Search code examples
xmlxpathxquerysaxonxquery-3.0

Efficient way of finding elements that exists in one document but not the other in XQuery


I have the following data:

<Subjects>
    <Subject>
        <Id>1</Id>
        <Name>Maths</Name>
    </Subject>
    <Subject>
        <Id>2</Id>
        <Name>Science</Name>
    </Subject>
    <Subject>
        <Id>2</Id>
        <Name>Advanced Science</Name>
    </Subject>
    <Subject>
        <Id>500</Id>
        <Name>XYZ</Name>
    </Subject>
    <Subject>
        <Id>1000</Id>
        <Name>ABC</Name>
    </Subject>
</Subjects>

and:

<Courses>
    <Course>
        <SubjectId>1</SubjectId>
        <Name>Algebra I</Name>
    </Course>
    <Course>
        <SubjectId>1</SubjectId>
        <Name>Algebra II</Name>
    </Course>
    <Course>
        <SubjectId>1</SubjectId>
        <Name>Percentages</Name>
    </Course>
    <Course>
        <SubjectId>2</SubjectId>
        <Name>Physics</Name>
    </Course>
    <Course>
        <SubjectId>2</SubjectId>
        <Name>Biology</Name>
    </Course>
</Courses>

and I want to be able to get the subject elements with 500 and 1000, because they don't appear in the 2nd XML document.

How do I do this in the most efficient way possible (bare in mind I have about 750 subjects, each with 120 courses)?


Solution

  • Efficiency depends on your optimizer, but since you mention Saxon in your tags, I guess that's what we could target on. The simplest query, assuming you have bound the variables $subjects and $courses to the <Subjects> and <Courses> elements respectively, is probably

    $subjects/Subject[not(Id = $courses/Course/SubjectId)]
    

    and as a first step I would try running that and seeing if it produces the right results in an acceptable time; from then on it's performance tuning work. For the performance tuning, make sure you have source documents of different sizes so that you can measure how the performance scales with document size.

    Normally for join queries Saxon-EE will do a much better job of optimizing than Saxon-HE, but I doubt that it will have much success with this one as the predicate is expressed as a negation.

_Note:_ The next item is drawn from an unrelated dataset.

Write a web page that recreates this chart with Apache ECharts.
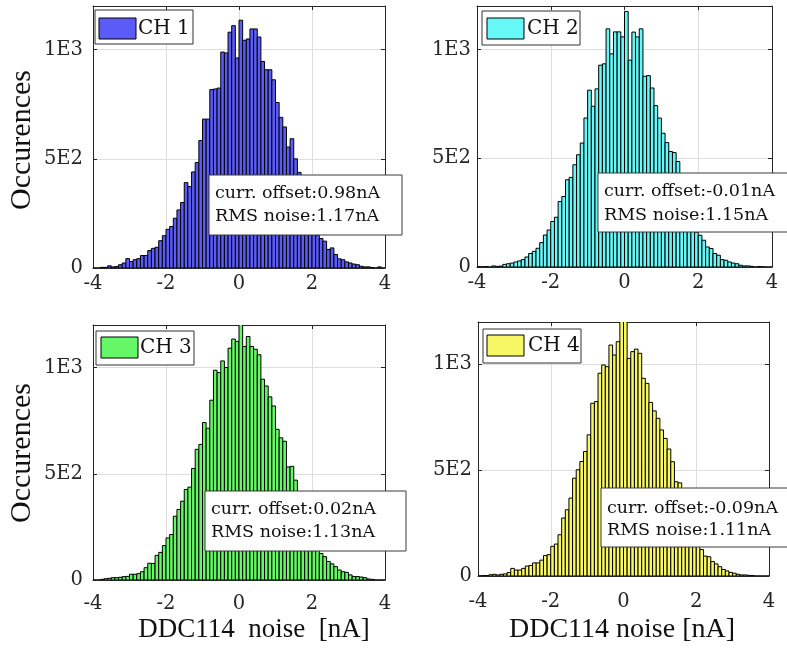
<!DOCTYPE html>
<html>
<head>
<meta charset="utf-8">
<script src="https://cdn.jsdelivr.net/npm/echarts@6/dist/echarts.min.js"></script>
<style>
  html, body { margin: 0; padding: 0; background: #ffffff; }
  #chart { width: 787px; height: 657px; }
</style>
</head>
<body>
<div id="chart"></div>
<script>
// ---------------- DATA ----------------
const binWidth = 0.1;
const binCenters = [
  -3.95,-3.85,-3.75,-3.65,-3.55,-3.45,-3.35,-3.25,-3.15,-3.05,
  -2.95,-2.85,-2.75,-2.65,-2.55,-2.45,-2.35,-2.25,-2.15,-2.05,
  -1.95,-1.85,-1.75,-1.65,-1.55,-1.45,-1.35,-1.25,-1.15,-1.05,
  -0.95,-0.85,-0.75,-0.65,-0.55,-0.45,-0.35,-0.25,-0.15,-0.05,
  0.05,0.15,0.25,0.35,0.45,0.55,0.65,0.75,0.85,0.95,
  1.05,1.15,1.25,1.35,1.45,1.55,1.65,1.75,1.85,1.95,
  2.05,2.15,2.25,2.35,2.45,2.55,2.65,2.75,2.85,2.95,
  3.05,3.15,3.25,3.35,3.45,3.55,3.65,3.75,3.85,3.95
];
const ch1Counts = [
  0,0,3,3,10,5,7,15,23,43,
  30,38,43,57,57,80,90,95,125,148,
  177,190,228,266,300,391,373,440,483,584,
  682,682,817,820,824,989,985,1080,1110,962,
  1135,1043,1049,1095,1095,1058,946,908,908,862,
  758,690,646,554,592,500,438,390,330,260,
  200,150,135,123,85,92,62,42,38,28,
  23,18,15,8,5,5,2,0,5,0
];
const ch2Counts = [
  2,1,2,0,5,3,4,12,15,18,
  23,28,34,46,62,72,86,112,147,170,
  209,229,301,324,401,412,470,516,570,685,
  813,739,819,928,934,1095,980,1081,1081,1058,
  1175,951,1080,1058,1095,877,880,823,742,685,
  615,572,531,526,485,420,360,290,220,160,
  146,123,92,85,62,54,34,31,23,18,
  15,8,5,5,3,0,2,1,0,0
];
const ch3Counts = [
  0,0,3,6,8,11,11,13,16,17,
  27,27,30,39,58,79,78,116,130,162,
  198,214,300,332,371,426,437,525,615,638,
  741,714,846,987,976,1031,1000,1091,1134,1123,
  1240,1099,1146,1099,1086,1060,945,913,862,819,
  709,669,653,532,535,470,410,340,270,210,
  160,139,125,110,87,76,63,47,39,36,
  24,16,16,14,11,5,3,0,0,0
];
const ch4Counts = [
  1,2,2,6,8,5,8,10,16,36,
  28,28,36,47,50,62,62,75,97,101,
  140,151,195,274,313,368,462,502,541,588,
  667,816,824,958,997,989,1091,1044,1107,1250,
  1250,1028,1060,1072,1052,934,910,820,780,745,
  690,650,600,540,445,440,380,320,260,210,
  165,125,94,91,68,57,44,31,24,17,
  13,8,5,5,3,2,0,0,0,0
];
const channelNames = ['CH 1', 'CH 2', 'CH 3', 'CH 4'];
const offsetTexts = ['curr. offset:0.98nA', 'curr. offset:-0.01nA', 'curr. offset:0.02nA', 'curr. offset:-0.09nA'];
const rmsTexts = ['RMS noise:1.17nA', 'RMS noise:1.15nA', 'RMS noise:1.13nA', 'RMS noise:1.11nA'];
const yTickValues = [0, 500, 1000];
const yTickTexts = ['0', '5E2', '1E3'];
const xLabelTexts = ['DDC114  noise  [nA]', 'DDC114 noise [nA]'];
const yLabelText = 'Occurences';

// ---------------- STYLE / LAYOUT ----------------
const colors = ['#5b5bf7', '#66f7f7', '#66f766', '#f7f766'];
const allCounts = [ch1Counts, ch2Counts, ch3Counts, ch4Counts];
const grids = [
  { left: 93, top: 6, width: 292, height: 262 },
  { left: 477, top: 6, width: 295, height: 261 },
  { left: 93, top: 325, width: 292, height: 255 },
  { left: 478, top: 322, width: 291, height: 254 }
];
const xLabelMargin = [6, 6, 14, 16];
const yLabelMargin = [10, 6, 10, 6];
const legendBoxes = [
  { bx: 95, by: 10, pw: 37, ph: 21, px: 99, py: 18, tx: 138, ty: 28.5 },
  { bx: 482, by: 11, pw: 37, ph: 21, px: 487, py: 18, tx: 527, ty: 28.5 },
  { bx: 96, by: 331, pw: 37, ph: 21, px: 101, py: 337, tx: 140, ty: 348 },
  { bx: 483, by: 329, pw: 37, ph: 21, px: 487, py: 335, tx: 528, ty: 346 }
];
const textBoxes = [
  { x: 209, y: 175, w: 193, h: 60, tx: 215, l1: 193, l2: 216 },
  { x: 598, y: 173, w: 196, h: 59, tx: 604, l1: 191, l2: 215 },
  { x: 205, y: 491, w: 201, h: 60, tx: 211, l1: 509, l2: 532 },
  { x: 601, y: 488, w: 196, h: 59, tx: 607, l1: 508, l2: 530 }
];
const axisColor = '#262626';
const tickFont = 'DejaVu Serif';

const yFormatter = v => {
  const i = yTickValues.indexOf(v);
  return i >= 0 ? yTickTexts[i] : '';
};

const xAxes = [], yAxes = [], series = [];
grids.forEach((g, gi) => {
  xAxes.push({
    type: 'value', gridIndex: gi, position: 'bottom', min: -4, max: 4, interval: 2,
    axisLine: { show: true, onZero: false, lineStyle: { color: axisColor, width: 1 } },
    axisTick: { show: true, inside: true, length: 4, lineStyle: { color: axisColor } },
    axisLabel: { margin: xLabelMargin[gi], fontFamily: tickFont, fontSize: 19.5, color: axisColor },
    splitLine: { show: true, lineStyle: { color: '#dedede', width: 1 } }
  });
  xAxes.push({
    type: 'value', gridIndex: gi, position: 'top', min: -4, max: 4, interval: 2,
    axisLine: { show: true, onZero: false, lineStyle: { color: axisColor, width: 1 } },
    axisTick: { show: true, inside: true, length: 4, lineStyle: { color: axisColor } },
    axisLabel: { show: false }, splitLine: { show: false }
  });
  yAxes.push({
    type: 'value', gridIndex: gi, position: 'left', min: 0, max: 1200, interval: 500,
    axisLine: { show: true, onZero: false, lineStyle: { color: axisColor, width: 1 } },
    axisTick: { show: true, inside: true, length: 4, lineStyle: { color: axisColor } },
    axisLabel: { margin: yLabelMargin[gi], fontFamily: tickFont, fontSize: 19.5, color: axisColor, formatter: yFormatter, showMaxLabel: false },
    splitLine: { show: true, lineStyle: { color: '#dedede', width: 1 } }
  });
  yAxes.push({
    type: 'value', gridIndex: gi, position: 'right', min: 0, max: 1200, interval: 500,
    axisLine: { show: true, onZero: false, lineStyle: { color: axisColor, width: 1 } },
    axisTick: { show: true, inside: true, length: 4, lineStyle: { color: axisColor } },
    axisLabel: { show: false }, splitLine: { show: false }
  });
  const color = colors[gi];
  series.push({
    type: 'custom',
    name: channelNames[gi],
    xAxisIndex: gi * 2,
    yAxisIndex: gi * 2,
    clip: true,
    data: binCenters.map((c, i) => [c, allCounts[gi][i]]),
    renderItem: (params, api) => {
      const x = api.value(0), y = api.value(1);
      const p0 = api.coord([x - binWidth / 2, y]);
      const p1 = api.coord([x + binWidth / 2, 0]);
      return {
        type: 'rect',
        shape: { x: p0[0], y: p0[1], width: p1[0] - p0[0], height: p1[1] - p0[1] },
        style: { fill: color, stroke: '#000000', lineWidth: 1 }
      };
    }
  });
});

const graphics = [];
legendBoxes.forEach((b, i) => {
  graphics.push({ type: 'rect', z: 100, shape: { x: b.bx, y: b.by, width: 98, height: 34 },
    style: { fill: '#ffffff', stroke: '#333333', lineWidth: 1 } });
  graphics.push({ type: 'rect', z: 101, shape: { x: b.px, y: b.py, width: b.pw, height: b.ph },
    style: { fill: colors[i], stroke: '#000000', lineWidth: 1 } });
  graphics.push({ type: 'text', z: 101, x: b.tx, y: b.ty,
    style: { text: channelNames[i], fill: '#111111', font: '20px "DejaVu Serif"', textAlign: 'left', textVerticalAlign: 'middle' } });
});
textBoxes.forEach((b, i) => {
  graphics.push({ type: 'rect', z: 100, shape: { x: b.x, y: b.y, width: b.w, height: b.h },
    style: { fill: '#ffffff', stroke: '#3a3a3a', lineWidth: 1 } });
  graphics.push({ type: 'text', z: 101, x: b.tx, y: b.l1,
    style: { text: offsetTexts[i], fill: '#111111', font: '17.5px "DejaVu Serif"', textAlign: 'left', textVerticalAlign: 'middle' } });
  graphics.push({ type: 'text', z: 101, x: b.tx, y: b.l2,
    style: { text: rmsTexts[i], fill: '#111111', font: '17.5px "DejaVu Serif"', textAlign: 'left', textVerticalAlign: 'middle' } });
});
// axis titles
[140, 453].forEach(cy => {
  graphics.push({ type: 'text', z: 101, x: 22, y: cy, rotation: Math.PI / 2,
    style: { text: yLabelText, fill: '#111111', font: '30px "Liberation Serif"', textAlign: 'center', textVerticalAlign: 'middle' } });
});
graphics.push({ type: 'text', z: 101, x: 254, y: 630,
  style: { text: xLabelTexts[0], fill: '#111111', font: '27px "Liberation Serif"', textAlign: 'center', textVerticalAlign: 'middle' } });
graphics.push({ type: 'text', z: 101, x: 622, y: 630,
  style: { text: xLabelTexts[1], fill: '#111111', font: '28px "Liberation Serif"', textAlign: 'center', textVerticalAlign: 'middle' } });

const chart = echarts.init(document.getElementById('chart'), null, { renderer: 'canvas' });
chart.setOption({
  backgroundColor: '#ffffff',
  animation: false,
  grid: grids.map(g => Object.assign({ containLabel: false }, g)),
  xAxis: xAxes,
  yAxis: yAxes,
  series: series,
  graphic: { elements: graphics }
});
</script>
</body>
</html>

So this will probably have quadratic performance.

    To hand-optimize this, I would build an index. In XSLT that can be done using xsl:key, in XQuery 3.1 it can be done using maps. Define a map containing all the SubjectIds that appear in $courses:

    let $courseSubjects := map:merge($courses/Course/SubjectId ! map{.: true()})
    

    and then use this to select:

    return $subjects/Subject[not(map:contains($courseSubjects, Id))]
    

    POSTSCRIPT

    I under-estimated the Saxon-EE optimizer. It does in fact generate an index to support evaluation of this join. So creating your own map is probably quite unnecessary. But I haven't done any measurements.